Luis Ramos, CEO of The Network, a Norcross, Ga.-based provider of governance and compliance solutions, doesn't see quite the problem in quite the same light Snell does, but does see room for improvement.

By and large, he says, most of his some 3,000 customers "are in support of the push for ethical behavior from the top down. What does happen from time to time is you see mistakes being made and someone bypassing ethical procedures," but that's not necessarily confined to -- or hidden in -- the C-suite alone.

Ramos does concur, however, that a stronger commitment to the role of compliance officer is needed throughout the business community. "One issue we see," he says, "is a case in which a compliance officer gets the title, but not the time or power to deal" with some of the problems appropriately when they arise.

He also sees cases in which "the compliance-officer function is not staffed as it should be because there's just a small amount of resource. These types of problems, however, are primarily confined to the smaller and mid-sized companies," he says.

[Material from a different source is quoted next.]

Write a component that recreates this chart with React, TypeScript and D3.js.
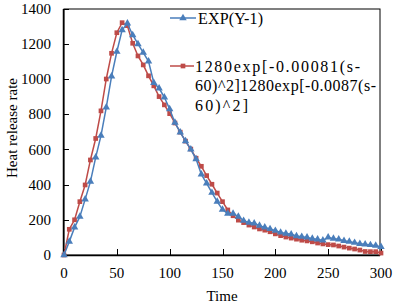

Most large companies now recognize the importance of setting up a review board that "looks at everything that comes up, archives it and never lets it go, so if there are multiple allegations, they can all be wrapped into one case," says Ramos.

Most large companies, he adds, are also listening to one of his group's most cogent pieces of advice, that "the dissemination of incidence reports must [include] the board," that no report -- or even mention -- of questionable behavior go to only one person.

Without knowing exactly what was in place at Best Buy," says Ramos, "what struck me is that if you have an employee report on someone in the C-suite, you have a procedure in place where not just the chairman gets this information, but the board" gets it as well.